--- START ---
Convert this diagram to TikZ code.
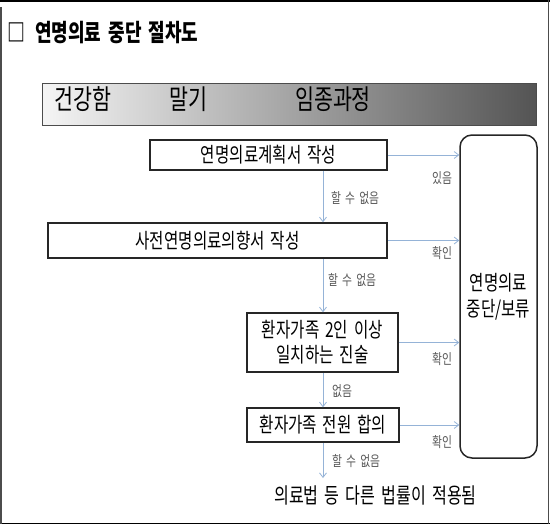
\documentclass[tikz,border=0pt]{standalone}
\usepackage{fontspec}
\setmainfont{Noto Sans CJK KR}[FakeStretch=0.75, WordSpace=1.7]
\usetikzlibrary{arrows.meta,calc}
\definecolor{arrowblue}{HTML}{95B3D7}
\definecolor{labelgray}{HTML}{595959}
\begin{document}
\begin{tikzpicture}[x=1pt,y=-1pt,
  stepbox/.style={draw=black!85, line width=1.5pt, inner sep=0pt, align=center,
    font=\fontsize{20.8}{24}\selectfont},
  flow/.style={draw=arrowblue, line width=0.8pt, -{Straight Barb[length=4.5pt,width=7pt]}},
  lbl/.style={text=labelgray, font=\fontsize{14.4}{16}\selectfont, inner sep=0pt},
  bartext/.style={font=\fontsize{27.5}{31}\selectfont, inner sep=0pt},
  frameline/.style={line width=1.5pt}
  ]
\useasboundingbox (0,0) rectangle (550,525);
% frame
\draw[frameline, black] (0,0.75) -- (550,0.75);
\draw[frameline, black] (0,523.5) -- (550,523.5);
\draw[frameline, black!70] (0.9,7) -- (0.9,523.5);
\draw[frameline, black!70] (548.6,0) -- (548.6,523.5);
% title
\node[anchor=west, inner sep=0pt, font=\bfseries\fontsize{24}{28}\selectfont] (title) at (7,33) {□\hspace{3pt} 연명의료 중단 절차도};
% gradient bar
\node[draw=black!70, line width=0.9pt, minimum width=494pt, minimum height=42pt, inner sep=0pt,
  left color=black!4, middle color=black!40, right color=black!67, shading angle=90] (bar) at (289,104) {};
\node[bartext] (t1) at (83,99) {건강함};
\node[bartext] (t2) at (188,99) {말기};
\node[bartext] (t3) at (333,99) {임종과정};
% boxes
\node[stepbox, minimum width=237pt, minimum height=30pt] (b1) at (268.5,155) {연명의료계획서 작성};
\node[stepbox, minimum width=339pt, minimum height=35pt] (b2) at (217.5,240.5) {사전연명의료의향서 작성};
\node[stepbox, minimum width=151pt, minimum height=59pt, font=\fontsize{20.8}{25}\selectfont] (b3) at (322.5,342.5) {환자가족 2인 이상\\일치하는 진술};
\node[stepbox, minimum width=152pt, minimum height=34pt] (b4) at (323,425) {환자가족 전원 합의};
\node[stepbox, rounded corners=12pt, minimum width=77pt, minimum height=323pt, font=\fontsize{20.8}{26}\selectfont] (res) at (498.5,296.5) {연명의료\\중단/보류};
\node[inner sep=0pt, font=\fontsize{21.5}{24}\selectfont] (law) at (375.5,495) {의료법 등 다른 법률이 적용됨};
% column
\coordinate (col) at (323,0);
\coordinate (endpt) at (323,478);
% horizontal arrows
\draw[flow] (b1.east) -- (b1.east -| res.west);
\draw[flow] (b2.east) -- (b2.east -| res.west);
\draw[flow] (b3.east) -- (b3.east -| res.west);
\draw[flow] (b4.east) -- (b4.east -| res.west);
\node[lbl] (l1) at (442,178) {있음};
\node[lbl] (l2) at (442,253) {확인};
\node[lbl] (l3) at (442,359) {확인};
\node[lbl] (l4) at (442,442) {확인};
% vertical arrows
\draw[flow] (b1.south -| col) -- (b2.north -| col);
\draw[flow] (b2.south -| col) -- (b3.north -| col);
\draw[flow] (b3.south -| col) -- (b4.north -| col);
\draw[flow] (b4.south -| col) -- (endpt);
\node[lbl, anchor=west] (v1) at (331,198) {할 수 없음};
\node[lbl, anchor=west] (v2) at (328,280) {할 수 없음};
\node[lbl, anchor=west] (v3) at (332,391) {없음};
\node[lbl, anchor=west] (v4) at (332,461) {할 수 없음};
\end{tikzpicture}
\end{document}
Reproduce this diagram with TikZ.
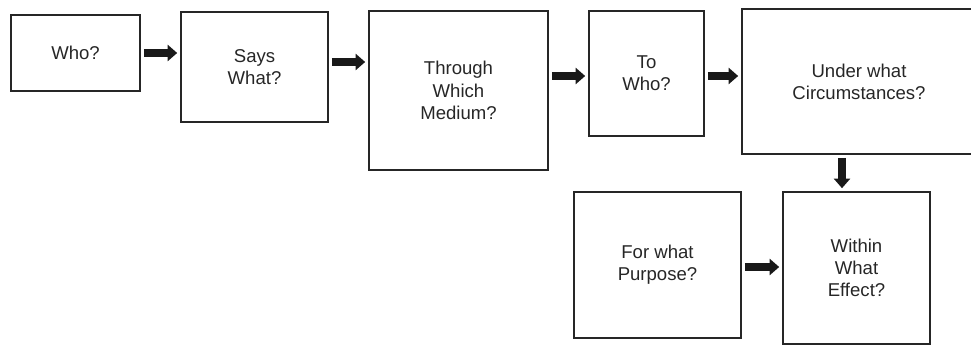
--- END ---
▶ _WRITTEN TASK_:
Reproduce every record above exactly, but leave out the pictures.

▶ _EXERCISE ANSWER_:
Convert this diagram to TikZ code.
\documentclass[tikz,border=0pt]{standalone}
\usepackage{fontspec}
\setmainfont{Noto Sans CJK KR}[FakeStretch=0.75, WordSpace=1.7]
\usetikzlibrary{arrows.meta,calc}
\definecolor{arrowblue}{HTML}{95B3D7}
\definecolor{labelgray}{HTML}{595959}
\begin{document}
\begin{tikzpicture}[x=1pt,y=-1pt,
  stepbox/.style={draw=black!85, line width=1.5pt, inner sep=0pt, align=center,
    font=\fontsize{20.8}{24}\selectfont},
  flow/.style={draw=arrowblue, line width=0.8pt, -{Straight Barb[length=4.5pt,width=7pt]}},
  lbl/.style={text=labelgray, font=\fontsize{14.4}{16}\selectfont, inner sep=0pt},
  bartext/.style={font=\fontsize{27.5}{31}\selectfont, inner sep=0pt},
  frameline/.style={line width=1.5pt}
  ]
\useasboundingbox (0,0) rectangle (550,525);
% frame
\draw[frameline, black] (0,0.75) -- (550,0.75);
\draw[frameline, black] (0,523.5) -- (550,523.5);
\draw[frameline, black!70] (0.9,7) -- (0.9,523.5);
\draw[frameline, black!70] (548.6,0) -- (548.6,523.5);
% title
\node[anchor=west, inner sep=0pt, font=\bfseries\fontsize{24}{28}\selectfont] (title) at (7,33) {□\hspace{3pt} 연명의료 중단 절차도};
% gradient bar
\node[draw=black!70, line width=0.9pt, minimum width=494pt, minimum height=42pt, inner sep=0pt,
  left color=black!4, middle color=black!40, right color=black!67, shading angle=90] (bar) at (289,104) {};
\node[bartext] (t1) at (83,99) {건강함};
\node[bartext] (t2) at (188,99) {말기};
\node[bartext] (t3) at (333,99) {임종과정};
% boxes
\node[stepbox, minimum width=237pt, minimum height=30pt] (b1) at (268.5,155) {연명의료계획서 작성};
\node[stepbox, minimum width=339pt, minimum height=35pt] (b2) at (217.5,240.5) {사전연명의료의향서 작성};
\node[stepbox, minimum width=151pt, minimum height=59pt, font=\fontsize{20.8}{25}\selectfont] (b3) at (322.5,342.5) {환자가족 2인 이상\\일치하는 진술};
\node[stepbox, minimum width=152pt, minimum height=34pt] (b4) at (323,425) {환자가족 전원 합의};
\node[stepbox, rounded corners=12pt, minimum width=77pt, minimum height=323pt, font=\fontsize{20.8}{26}\selectfont] (res) at (498.5,296.5) {연명의료\\중단/보류};
\node[inner sep=0pt, font=\fontsize{21.5}{24}\selectfont] (law) at (375.5,495) {의료법 등 다른 법률이 적용됨};
% column
\coordinate (col) at (323,0);
\coordinate (endpt) at (323,478);
% horizontal arrows
\draw[flow] (b1.east) -- (b1.east -| res.west);
\draw[flow] (b2.east) -- (b2.east -| res.west);
\draw[flow] (b3.east) -- (b3.east -| res.west);
\draw[flow] (b4.east) -- (b4.east -| res.west);
\node[lbl] (l1) at (442,178) {있음};
\node[lbl] (l2) at (442,253) {확인};
\node[lbl] (l3) at (442,359) {확인};
\node[lbl] (l4) at (442,442) {확인};
% vertical arrows
\draw[flow] (b1.south -| col) -- (b2.north -| col);
\draw[flow] (b2.south -| col) -- (b3.north -| col);
\draw[flow] (b3.south -| col) -- (b4.north -| col);
\draw[flow] (b4.south -| col) -- (endpt);
\node[lbl, anchor=west] (v1) at (331,198) {할 수 없음};
\node[lbl, anchor=west] (v2) at (328,280) {할 수 없음};
\node[lbl, anchor=west] (v3) at (332,391) {없음};
\node[lbl, anchor=west] (v4) at (332,461) {할 수 없음};
\end{tikzpicture}
\end{document}
Reproduce this diagram with TikZ.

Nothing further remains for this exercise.